When first listed in the federal census in 1850, Higgins was a 27 year old mechanic, yet his accounts show that he also repaired washing machines, wagon wheels, and bog hooks. He sharpened drills and file saws, and fixed hoops, sleds, and chairs. He also sold provender, made ironware, and did the sawing and basketmaking on which he later focused. He took goods and services as well as cash in payment. He was paid, for example, in onions, squash, and potatoes; glue, sandpaper, and stove pipe; work on a dam and a horse to go to Huntington.
By 1880, Higgins had invested $1000 in his basket business and employed six hands at peak times, although only one was a male above 16. Whether this means he employed women or younger apprentices is unclear. He paid only $1.00 a day for skilled labor and $0.50 a day to the average worker. In all, he paid $50 in wages for the year, although a workday was 10 hours.
He sold steam baskets in oak with extra finish to the Harris Woollen Mill; the Sugar River Paper Co. bought copper finished bushel baskets; Stark Mills ordered doffer, filling, waste, and twister baskets; Lawrence Duck Co. wanted doffin baskets with square corners.
At the same time, Higgins was running a sawmill where he did custom work making batches of handles (usually pack, saw, or pointer), shingles, planks, or sled runners, among other things. He cut butternut, bass, cherry, hemlock, beech, poplar, and other woods. Higgins has another $700 invested in the two-saw sawmill, which employed three people during the 2 months a year that it was in production full-time.
During the years depicted in this account book, Worthington had numerous small manufacturers and mills as well as many farms.
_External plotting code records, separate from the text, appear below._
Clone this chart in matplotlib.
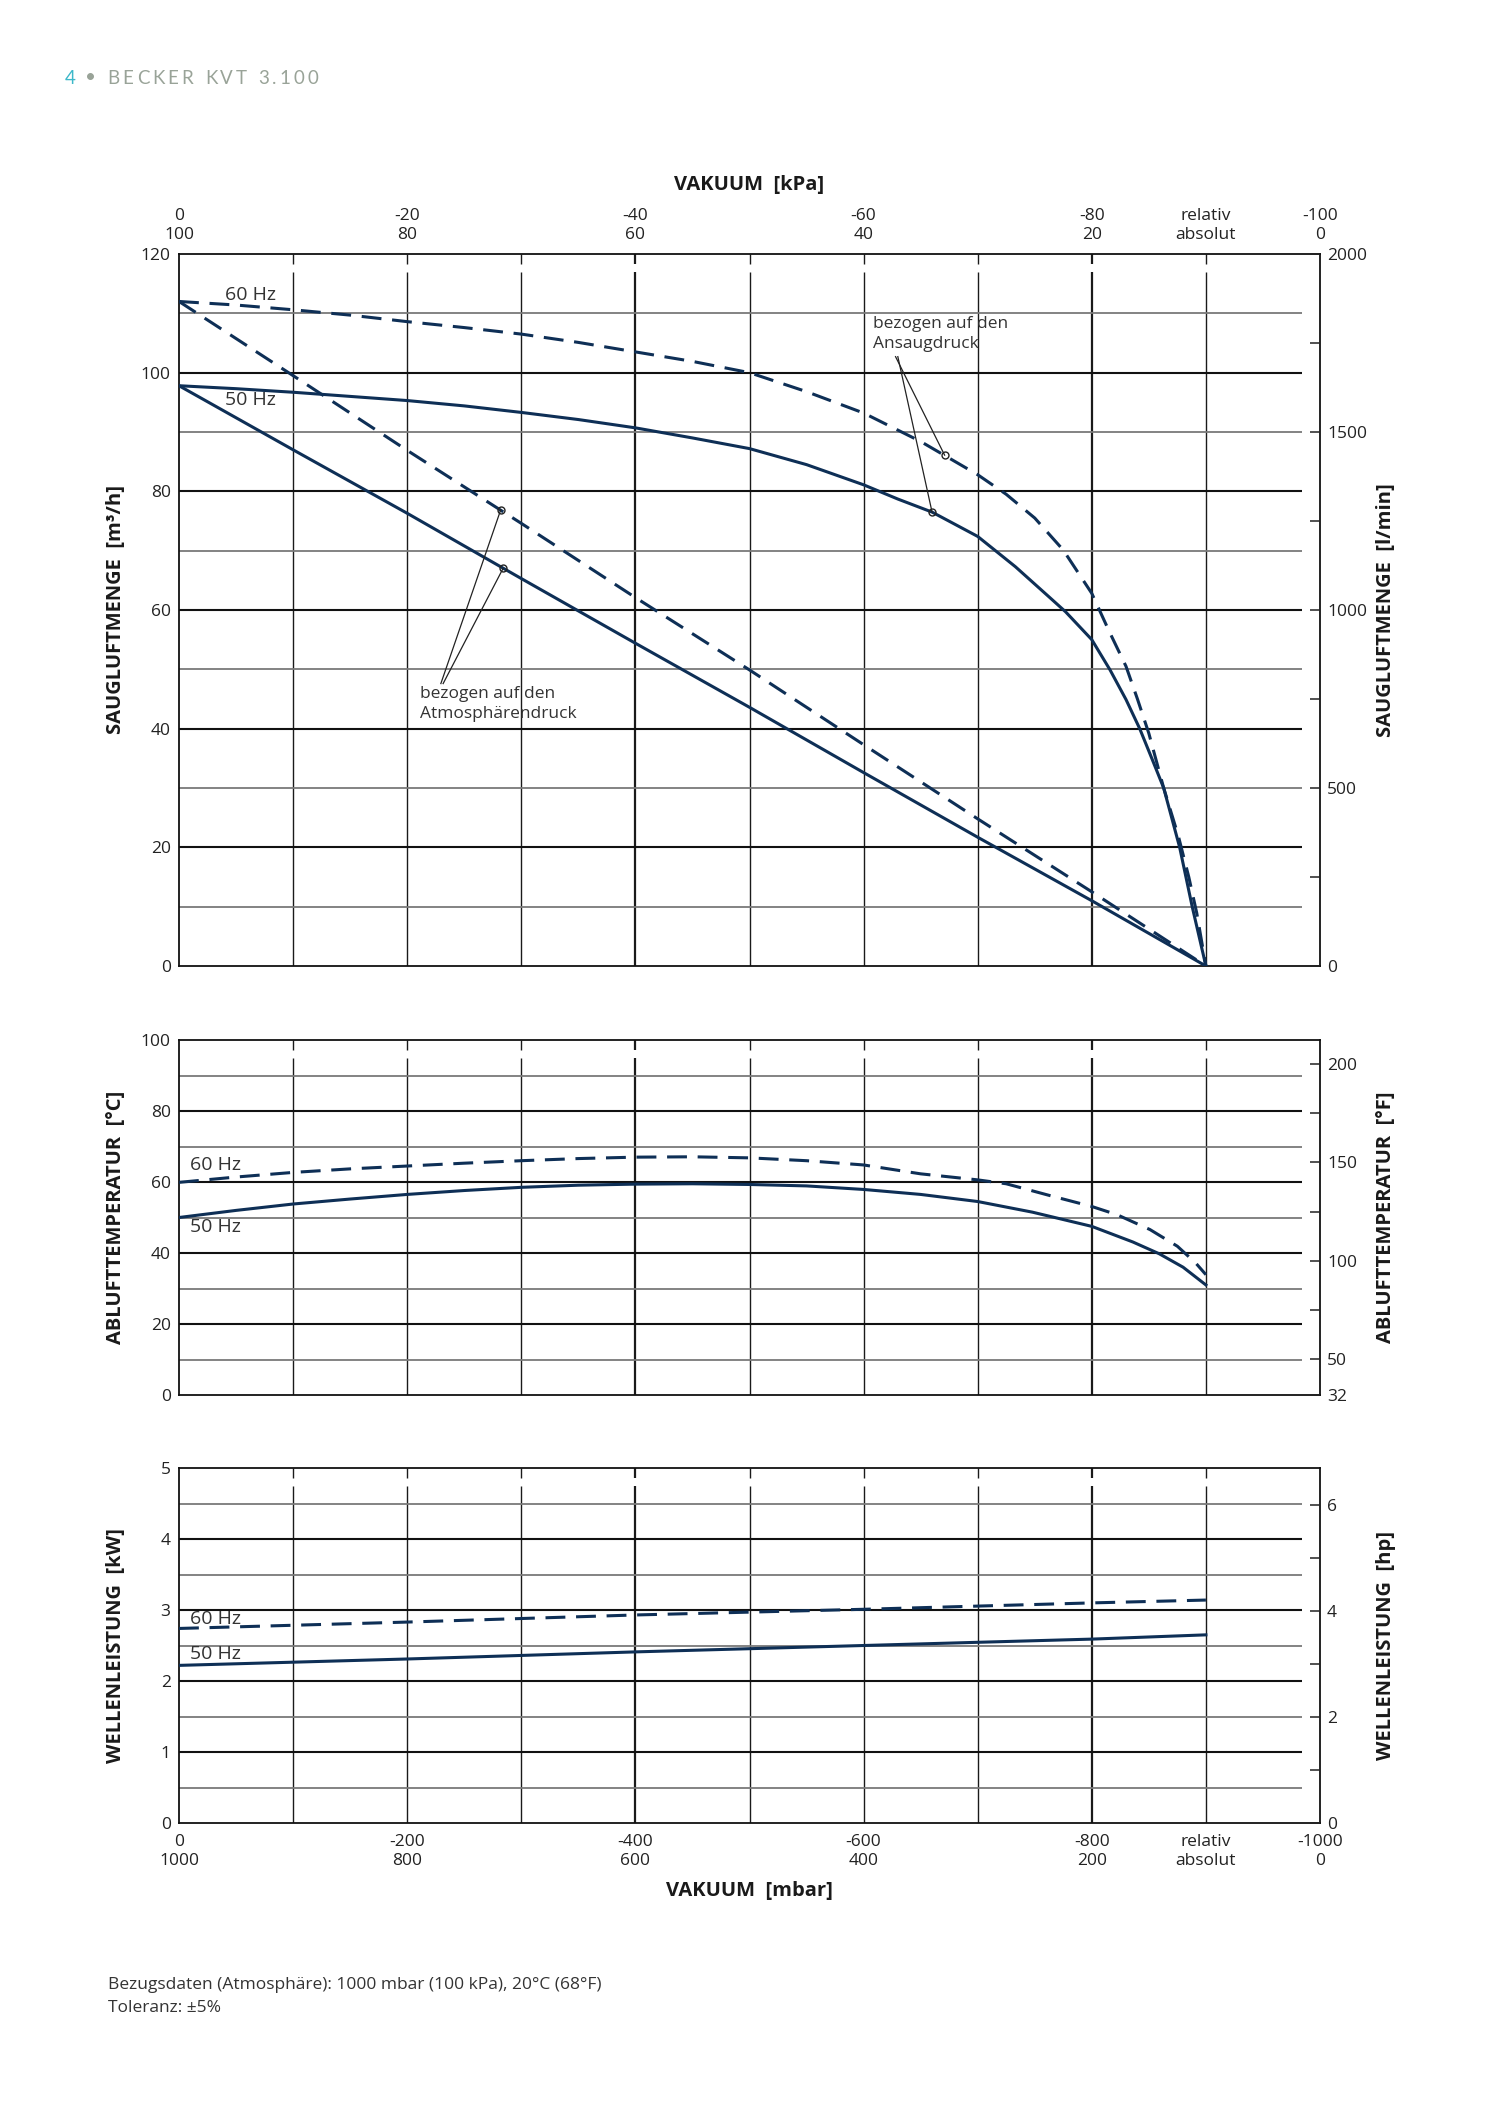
import numpy as np
import matplotlib.pyplot as plt

FIG_W, FIG_H, DPI = 1500, 2121, 100
NAVY = "#0e2f56"
DASH = (0, (6.5, 3.5))

# --- Saugluftmenge (m3/h), bezogen auf den Ansaugdruck ---
vac_ans60 = [0, 50, 100, 150, 200, 250, 300, 350, 400, 450, 500, 550, 600, 650, 700, 725, 750,
             775, 800, 815, 830, 840, 850, 863, 876, 885, 892, 900]
q_ans60 = [112.0, 111.4, 110.6, 109.7, 108.6, 107.6, 106.5, 105.1, 103.5, 101.9, 100.0, 96.8, 93.2,
           88.4, 82.8, 79.5, 75.5, 70.1, 62.8, 56.5, 50.5, 45.0, 39.2, 30.0, 21.8, 15.0, 8.9, 0.0]
vac_ans50 = [0, 50, 100, 150, 200, 250, 300, 350, 400, 450, 500, 550, 600, 630, 660, 700, 733,
             762, 777, 800, 816, 830, 842, 853, 863, 877, 888, 894, 900]
q_ans50 = [97.8, 97.3, 96.7, 96.0, 95.3, 94.4, 93.3, 92.1, 90.7, 89.0, 87.2, 84.5, 81.1, 78.7,
           76.5, 72.4, 67.3, 62.3, 59.7, 55.0, 49.9, 44.9, 40.0, 34.8, 30.0, 20.0, 10.0, 5.0, 0.0]

# --- Saugluftmenge (m3/h), bezogen auf den Atmosphaerendruck ---
vac_atm = [0, 100, 200, 300, 400, 500, 600, 700, 800, 900]
q_atm60 = [112.0, 99.5, 86.9, 74.6, 62.1, 49.9, 37.3, 24.8, 12.5, 0.0]
q_atm50 = [97.8, 87.0, 76.3, 65.3, 54.4, 43.6, 32.6, 21.7, 11.0, 0.0]

# --- Ablufttemperatur (degC) ---
vac_t60 = [0, 50, 100, 150, 200, 250, 300, 350, 400, 450, 500, 550, 600, 650, 700, 725, 763,
           800, 822, 851, 875, 891, 900]
t60 = [59.9, 61.4, 62.7, 63.7, 64.5, 65.3, 66.0, 66.6, 67.0, 67.1, 66.8, 66.0, 64.8, 62.3, 60.6,
       59.5, 56.2, 53.1, 50.8, 46.6, 41.9, 37.2, 33.9]
vac_t50 = [0, 50, 100, 150, 200, 250, 300, 350, 400, 450, 500, 550, 600, 650, 700, 748, 800,
           836, 859, 880, 900]
t50 = [50.0, 52.0, 53.8, 55.2, 56.5, 57.6, 58.5, 59.1, 59.4, 59.5, 59.3, 58.9, 57.9, 56.5, 54.5,
       51.5, 47.5, 43.1, 39.8, 36.0, 31.0]

# --- Wellenleistung (kW) ---
vac_pow = [0, 200, 400, 600, 800, 900]
p60 = [2.74, 2.83, 2.93, 3.01, 3.10, 3.14]
p50 = [2.22, 2.31, 2.41, 2.50, 2.59, 2.65]

# annotation points (mbar, m3/h)
atm_marks_x = [282, 284]
atm_marks_y = [76.9, 67.0]
atm_lead = [(229.5, 47.6), (231.5, 47.6)]
ans_marks_x = [671, 660]
ans_marks_y = [86.1, 76.5]
ans_lead = [(628, 102.7), (630, 102.7)]

top_pos = [0, 200, 400, 600, 800, 900, 1000]
top_labels = ["0\n100", "-20\n80", "-40\n60", "-60\n40", "-80\n20", "relativ\nabsolut", "-100\n0"]
bot_labels = ["0\n1000", "-200\n800", "-400\n600", "-600\n400", "-800\n200", "relativ\nabsolut", "-1000\n0"]

FONT = "Open Sans"
plt.rcParams["font.family"] = [FONT, "DejaVu Sans"]

fig = plt.figure(figsize=(FIG_W / DPI, FIG_H / DPI), dpi=DPI)


def px_axes(l, t, r, b):
    return fig.add_axes([l / FIG_W, 1 - b / FIG_H, (r - l) / FIG_W, (b - t) / FIG_H])


def setup(ax, ymax, major, minor, hpx):
    ax.set_xlim(0, 1000)
    ax.set_ylim(0, ymax)
    tr = ax.get_xaxis_transform()
    for x in range(100, 1000, 100):
        lw = 1.6 if x in (400, 800) else 1.0
        ax.vlines(x, 0, 1 - 18 / hpx, transform=tr, colors="#1a1a1a", lw=lw, zorder=1)
        ax.vlines(x, 1 - 10 / hpx, 1, transform=tr, colors="#1a1a1a", lw=lw, zorder=1)
    n = int(round(ymax / minor))
    for i in range(1, n):
        y = i * minor
        if abs(y / major - round(y / major)) < 1e-6:
            ax.hlines(y, 0, 984, colors="#111111", lw=1.5, zorder=1)
        else:
            ax.hlines(y, 0, 984, colors="#7a7a7a", lw=1.3, zorder=1)
    for s in ax.spines.values():
        s.set_linewidth(1.3)
        s.set_color("#111111")
    ax.set_yticks(np.arange(0, ymax + major / 2, major))
    ax.set_yticklabels([f"{v:g}" for v in np.arange(0, ymax + major / 2, major)])
    ax.tick_params(axis="y", length=0, labelsize=12.5, pad=6, colors="#222222")
    ax.tick_params(axis="x", length=0, labelsize=12.5, colors="#222222")
    ax.set_xticks([])


def twin(ax, lo, hi, major, minor):
    tw = ax.twinx()
    tw.set_ylim(lo, hi)
    tw.set_yticks(major)
    tw.set_yticklabels([f"{v:g}" for v in major])
    tw.set_yticks(minor, minor=True)
    tw.tick_params(which="both", direction="in", length=7, width=1.1, labelsize=12.5,
                   pad=5, colors="#222222")
    for s in tw.spines.values():
        s.set_visible(False)
    return tw


ax1 = px_axes(179, 254, 1320, 966)
ax2 = px_axes(179, 1040, 1320, 1395)
ax3 = px_axes(179, 1468, 1320, 1823)

setup(ax1, 120, 20, 10, 712)
setup(ax2, 100, 20, 10, 355)
setup(ax3, 5, 1, 0.5, 355)

twin(ax1, 0, 120 * 1000 / 60, [0, 500, 1000, 1500, 2000], [250, 750, 1250, 1750])
twin(ax2, 32, 212, [32, 50, 100, 150, 200], [75, 125, 175])
twin(ax3, 0, 5 * 1.341, [0, 2, 4, 6], [1, 3, 5])

# vacuum scales (top: kPa, bottom: mbar)
ax1.set_xticks(top_pos)
ax1.set_xticklabels(top_labels, linespacing=1.25)
ax1.tick_params(axis="x", top=True, labeltop=True, bottom=False, labelbottom=False, pad=8)
ax3.set_xticks(top_pos)
ax3.set_xticklabels(bot_labels, linespacing=1.25)
ax3.tick_params(axis="x", bottom=True, labelbottom=True, pad=8)

# curves
ax1.plot(vac_ans60, q_ans60, color=NAVY, lw=2.2, ls=DASH, zorder=3)
ax1.plot(vac_ans50, q_ans50, color=NAVY, lw=2.2, zorder=3)
ax1.plot(vac_atm, q_atm60, color=NAVY, lw=2.2, ls=DASH, zorder=3)
ax1.plot(vac_atm, q_atm50, color=NAVY, lw=2.2, zorder=3)
ax2.plot(vac_t60, t60, color=NAVY, lw=2.2, ls=DASH, zorder=3)
ax2.plot(vac_t50, t50, color=NAVY, lw=2.2, zorder=3)
ax3.plot(vac_pow, p60, color=NAVY, lw=2.2, ls=DASH, zorder=3)
ax3.plot(vac_pow, p50, color=NAVY, lw=2.2, zorder=3)

hz_kw = dict(fontsize=14, color="#333333", va="center", ha="left", zorder=4)
ax1.text(40, 113.1, "60 Hz", **hz_kw)
ax1.text(40, 95.4, "50 Hz", **hz_kw)
ax2.text(10, 64.8, "60 Hz", **hz_kw)
ax2.text(10, 47.4, "50 Hz", **hz_kw)
ax3.text(10, 2.87, "60 Hz", **hz_kw)
ax3.text(10, 2.38, "50 Hz", **hz_kw)

# annotations
for (lx, ly), mx, my in zip(atm_lead, atm_marks_x, atm_marks_y):
    ax1.plot([lx, mx], [ly, my], color="#222222", lw=0.9, zorder=4)
for (lx, ly), mx, my in zip(ans_lead, ans_marks_x, ans_marks_y):
    ax1.plot([lx, mx], [ly, my], color="#222222", lw=0.9, zorder=4)
ax1.plot(atm_marks_x + ans_marks_x, atm_marks_y + ans_marks_y, ls="none", marker="o", ms=5,
         mfc="none", mec="#222222", mew=1.0, zorder=5)
ax1.text(211, 44.2, "bezogen auf den\nAtmosphärendruck", fontsize=12.5, color="#333333",
         va="center", ha="left", linespacing=1.3, zorder=4)
ax1.text(608, 106.55, "bezogen auf den\nAnsaugdruck", fontsize=12.5, color="#333333",
         va="center", ha="left", linespacing=1.3, zorder=4)

# axis titles
bold = dict(fontsize=14.5, fontweight="bold", color="#1a1a1a", ha="center", va="center")
fig.text(749 / FIG_W, 1 - 185 / FIG_H, "VAKUUM  [kPa]", **bold)
fig.text(749 / FIG_W, 1 - 1891 / FIG_H, "VAKUUM  [mbar]", **bold)
for (t, b), left, right in [((254, 966), "SAUGLUFTMENGE  [m³/h]", "SAUGLUFTMENGE  [l/min]"),
                           ((1040, 1395), "ABLUFTTEMPERATUR  [°C]", "ABLUFTTEMPERATUR  [°F]"),
                           ((1468, 1823), "WELLENLEISTUNG  [kW]", "WELLENLEISTUNG  [hp]")]:
    yc = 1 - (t + b) / 2 / FIG_H
    fig.text(116 / FIG_W, yc, left, rotation=90, **bold)
    fig.text(1386 / FIG_W, yc, right, rotation=90, **bold)

# header with letter spacing
renderer = fig.canvas.get_renderer()


def tracked(x, y, s, color, size, track):
    for ch in s:
        if ch == " ":
            x += size * 0.3 * DPI / 72 + track
            continue
        t = fig.text(x / FIG_W, 1 - y / FIG_H, ch, fontsize=size, color=color,
                     family=["Lato", "DejaVu Sans"], va="center", ha="left")
        x += t.get_window_extent(renderer).width + track
    return x


x = tracked(65, 78, "4", "#3db8c9", 13.5, 3.0)
tracked(x + 6, 78, "• BECKER KVT 3.100", "#99a398", 13.5, 3.0)

# footer
foot = dict(fontsize=12.5, color="#333333", ha="left", va="center")
fig.text(108 / FIG_W, 1 - 1985 / FIG_H, "Bezugsdaten (Atmosphäre): 1000 mbar (100 kPa), 20°C (68°F)", **foot)
fig.text(108 / FIG_W, 1 - 2008 / FIG_H, "Toleranz: ±5%", **foot)

fig.savefig("out.png", dpi=DPI, facecolor="white")
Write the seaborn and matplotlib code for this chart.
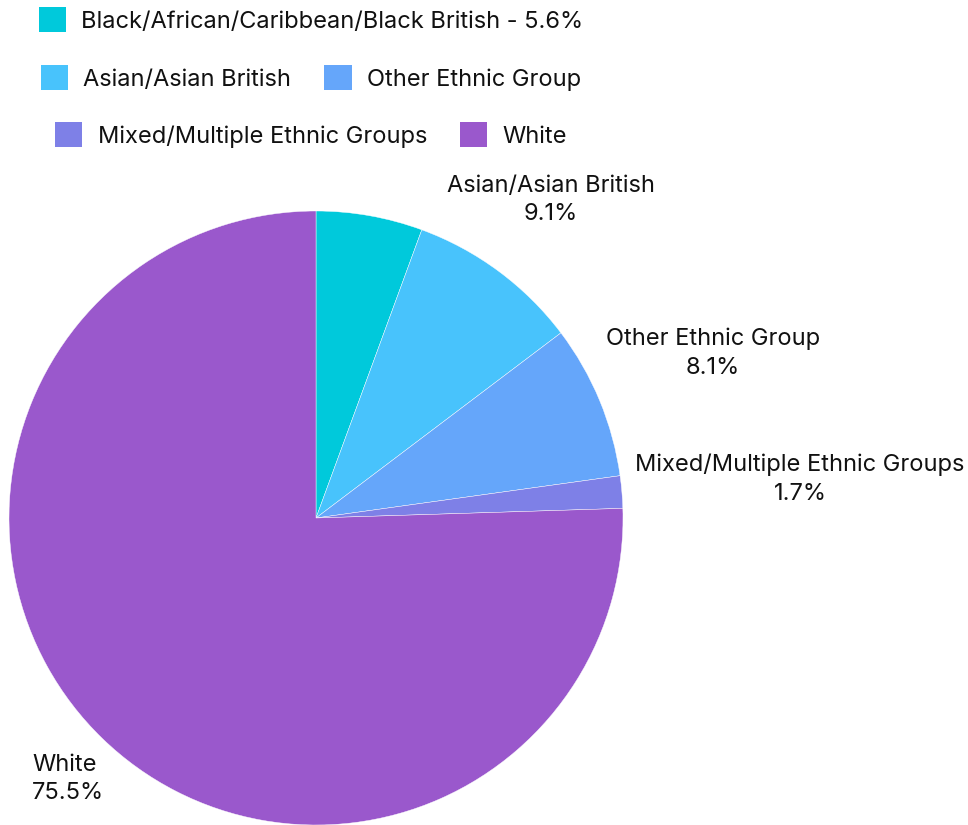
import matplotlib
matplotlib.use("Agg")
import matplotlib.pyplot as plt
from matplotlib.patches import Rectangle
import seaborn as sns

categories = ["Black/African/Caribbean/Black British", "Asian/Asian British",
              "Other Ethnic Group", "Mixed/Multiple Ethnic Groups", "White"]
values = [5.6, 9.1, 8.1, 1.7, 75.5]
legend_labels = ["Black/African/Caribbean/Black British - 5.6%", "Asian/Asian British",
                 "Other Ethnic Group", "Mixed/Multiple Ethnic Groups", "White"]
colors = ["#00C9DB", "#48C3FC", "#65A6FA", "#7E80E7", "#9A58CC"]

sns.set_theme(style="white")
plt.rcParams['font.family'] = ['Inter', 'DejaVu Sans']
palette = sns.color_palette(colors)

W, H = 968, 825
fig = plt.figure(figsize=(W / 100, H / 100), dpi=100)
ax = fig.add_axes([0, 0, 1, 1])

cx, cy, r = 316, 825 - 518, 307
ax.pie(values, colors=palette, startangle=90, counterclock=False,
       center=(cx, cy), radius=r, frame=True,
       wedgeprops=dict(linewidth=0.3, edgecolor='white'))
ax.set_xlim(0, W)
ax.set_ylim(0, H)
ax.set_aspect('equal')
ax.axis('off')

fs = 17
lab = dict(fontsize=fs, color='#111111', linespacing=1.4)
ax.text(551, 825 - 200, f"{categories[1]}\n{values[1]}%", ha='center', va='center', **lab)
ax.text(713, 825 - 353, f"{categories[2]}\n{values[2]}%", ha='center', va='center', **lab)
ax.text(800, 825 - 479, f"{categories[3]}\n{values[3]}%", ha='center', va='center', **lab)
ax.text(32, 825 - 779, f"{categories[4]}\n{values[4]}%", ha='left', va='center', **lab)

handles = [Rectangle((0, 0), 1, 1, facecolor=c, edgecolor='none') for c in palette]
rows = [([0], 20), ([1, 2], 78), ([3, 4], 135)]
for idx, ypix in rows:
    leg = fig.legend([handles[i] for i in idx], [legend_labels[i] for i in idx],
                     loc='center', bbox_to_anchor=(311 / W, 1 - ypix / H),
                     ncol=len(idx), frameon=False, fontsize=fs,
                     handlelength=1.15, handleheight=1.25, handletextpad=0.65,
                     columnspacing=1.4, borderpad=0, borderaxespad=0)
    for t in leg.get_texts():
        t.set_color('#111111')

fig.savefig("out.png", dpi=100, facecolor='white')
Nearly everyone who lived in the town worked there as well, since fast transportation was not available to other towns until later, although the only post office between Northampton and Pittsfield was there for many years and the town was an important one on the Boston to Albany Turnpike. Efforts to bring a railroad to Worthington failed; raw and finished goods had to be hauled by team to Williamsburg or Huntington.
Higgins and his wife Mary had four children Theron, Jane, Alice, and Hiram. Mary died in her 40s and Lyman married Elizabeth. By 1870 his real estate was valued at $3000 and his personal estate at $450. That year, Theron was working in the basket shop and living with his wife Lottie's parents-Willis Burke, a farm laborer. Hiram became a basket maker, too, and married Fidelia, living for a while next to Lyman.